Data block -
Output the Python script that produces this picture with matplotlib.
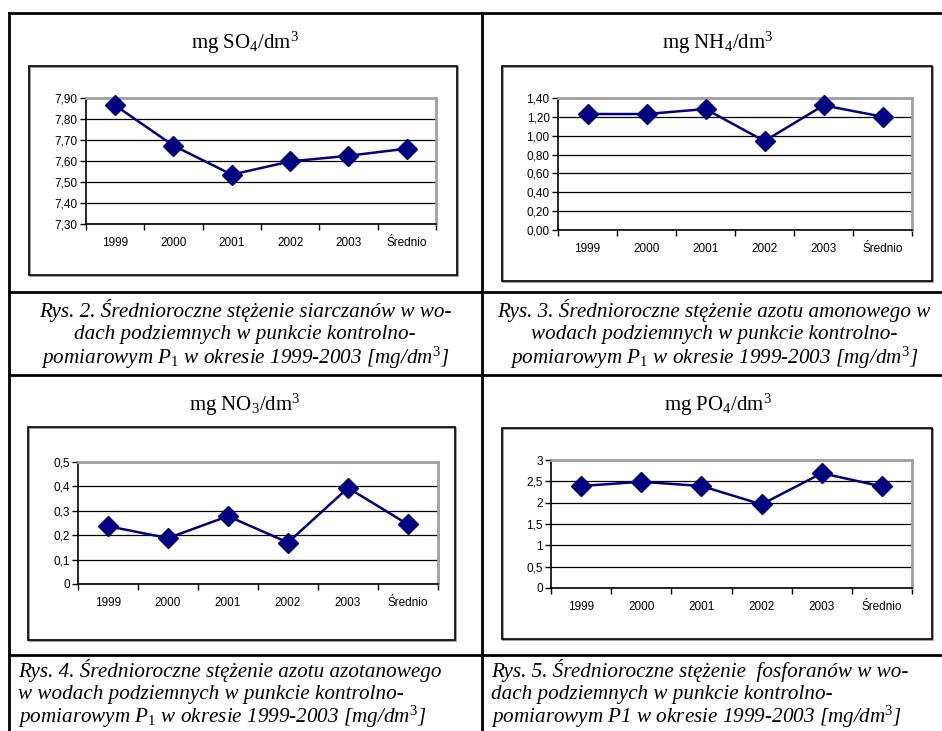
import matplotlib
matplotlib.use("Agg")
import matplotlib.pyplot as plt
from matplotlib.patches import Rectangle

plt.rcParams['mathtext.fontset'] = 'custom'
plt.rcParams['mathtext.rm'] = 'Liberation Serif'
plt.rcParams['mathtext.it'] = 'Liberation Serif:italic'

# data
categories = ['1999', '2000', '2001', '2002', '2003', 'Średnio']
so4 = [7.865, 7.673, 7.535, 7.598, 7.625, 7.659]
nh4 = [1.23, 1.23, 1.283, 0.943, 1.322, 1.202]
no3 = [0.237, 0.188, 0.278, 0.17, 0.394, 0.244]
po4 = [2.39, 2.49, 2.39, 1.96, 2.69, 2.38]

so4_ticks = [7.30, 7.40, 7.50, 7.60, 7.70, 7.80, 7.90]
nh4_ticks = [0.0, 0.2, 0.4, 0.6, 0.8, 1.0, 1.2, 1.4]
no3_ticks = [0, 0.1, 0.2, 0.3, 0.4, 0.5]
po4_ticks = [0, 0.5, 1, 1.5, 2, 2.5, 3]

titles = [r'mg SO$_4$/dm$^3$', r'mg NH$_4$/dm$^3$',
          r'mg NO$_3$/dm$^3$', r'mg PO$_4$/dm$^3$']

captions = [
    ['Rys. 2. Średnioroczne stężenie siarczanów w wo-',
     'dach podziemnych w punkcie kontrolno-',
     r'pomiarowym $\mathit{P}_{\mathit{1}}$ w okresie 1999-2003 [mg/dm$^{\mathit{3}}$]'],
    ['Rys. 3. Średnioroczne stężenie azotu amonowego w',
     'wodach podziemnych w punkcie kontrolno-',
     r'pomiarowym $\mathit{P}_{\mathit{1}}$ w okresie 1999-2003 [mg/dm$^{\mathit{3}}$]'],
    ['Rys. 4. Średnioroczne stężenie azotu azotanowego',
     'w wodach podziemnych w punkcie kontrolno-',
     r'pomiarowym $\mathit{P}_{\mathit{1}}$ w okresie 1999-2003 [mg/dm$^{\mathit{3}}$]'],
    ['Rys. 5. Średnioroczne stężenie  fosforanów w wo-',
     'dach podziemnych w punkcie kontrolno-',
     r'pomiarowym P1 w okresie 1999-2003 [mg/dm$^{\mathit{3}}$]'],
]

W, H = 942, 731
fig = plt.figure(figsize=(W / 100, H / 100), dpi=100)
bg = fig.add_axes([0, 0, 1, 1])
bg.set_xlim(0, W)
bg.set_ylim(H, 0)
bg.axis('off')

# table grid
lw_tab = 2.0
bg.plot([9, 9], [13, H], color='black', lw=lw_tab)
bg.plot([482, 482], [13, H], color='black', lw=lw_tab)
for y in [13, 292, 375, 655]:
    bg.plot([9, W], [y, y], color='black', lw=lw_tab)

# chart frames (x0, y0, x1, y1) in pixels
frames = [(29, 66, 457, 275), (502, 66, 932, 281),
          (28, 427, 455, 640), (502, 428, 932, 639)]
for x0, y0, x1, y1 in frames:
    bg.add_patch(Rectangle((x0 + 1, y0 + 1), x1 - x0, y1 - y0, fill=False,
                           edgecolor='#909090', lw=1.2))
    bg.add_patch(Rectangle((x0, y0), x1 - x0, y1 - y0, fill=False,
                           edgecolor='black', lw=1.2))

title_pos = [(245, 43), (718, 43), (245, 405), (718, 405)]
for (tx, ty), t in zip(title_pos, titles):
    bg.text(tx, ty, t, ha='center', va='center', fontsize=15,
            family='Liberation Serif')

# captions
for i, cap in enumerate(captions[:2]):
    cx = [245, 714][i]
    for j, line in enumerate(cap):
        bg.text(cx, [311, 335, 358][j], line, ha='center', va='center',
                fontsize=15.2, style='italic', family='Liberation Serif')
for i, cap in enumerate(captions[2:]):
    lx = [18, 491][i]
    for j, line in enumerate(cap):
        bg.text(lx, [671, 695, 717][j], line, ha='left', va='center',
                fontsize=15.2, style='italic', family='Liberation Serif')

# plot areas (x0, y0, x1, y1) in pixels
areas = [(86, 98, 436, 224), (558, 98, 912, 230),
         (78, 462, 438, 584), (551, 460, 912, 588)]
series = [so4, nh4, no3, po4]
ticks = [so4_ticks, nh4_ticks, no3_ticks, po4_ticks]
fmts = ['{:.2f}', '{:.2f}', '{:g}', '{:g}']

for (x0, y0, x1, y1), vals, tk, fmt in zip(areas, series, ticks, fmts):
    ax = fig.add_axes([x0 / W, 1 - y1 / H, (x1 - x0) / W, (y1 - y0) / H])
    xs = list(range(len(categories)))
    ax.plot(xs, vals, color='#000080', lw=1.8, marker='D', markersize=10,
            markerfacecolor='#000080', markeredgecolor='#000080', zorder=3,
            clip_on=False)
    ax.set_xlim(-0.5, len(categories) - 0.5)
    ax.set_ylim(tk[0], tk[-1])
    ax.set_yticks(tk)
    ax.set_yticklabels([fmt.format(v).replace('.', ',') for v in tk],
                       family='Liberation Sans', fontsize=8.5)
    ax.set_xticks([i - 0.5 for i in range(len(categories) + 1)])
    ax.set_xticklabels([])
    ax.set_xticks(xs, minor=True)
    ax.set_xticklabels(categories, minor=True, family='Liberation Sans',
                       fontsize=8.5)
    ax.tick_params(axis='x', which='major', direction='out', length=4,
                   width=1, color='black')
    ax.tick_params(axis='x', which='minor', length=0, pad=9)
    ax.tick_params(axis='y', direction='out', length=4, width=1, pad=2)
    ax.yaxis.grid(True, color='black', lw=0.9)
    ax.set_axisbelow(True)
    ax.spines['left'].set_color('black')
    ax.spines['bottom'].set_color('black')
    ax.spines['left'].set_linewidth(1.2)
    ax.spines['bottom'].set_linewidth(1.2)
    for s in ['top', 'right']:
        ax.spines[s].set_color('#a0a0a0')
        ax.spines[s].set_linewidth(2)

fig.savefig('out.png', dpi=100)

Directions -
Omit the pictures, then repeat exactly each line from the beginning of the listing through the line with "from matplotlib.patches import Rectangle".

Answer to this task -
Output the Python script that produces this picture with matplotlib.
import matplotlib
matplotlib.use("Agg")
import matplotlib.pyplot as plt
from matplotlib.patches import Rectangle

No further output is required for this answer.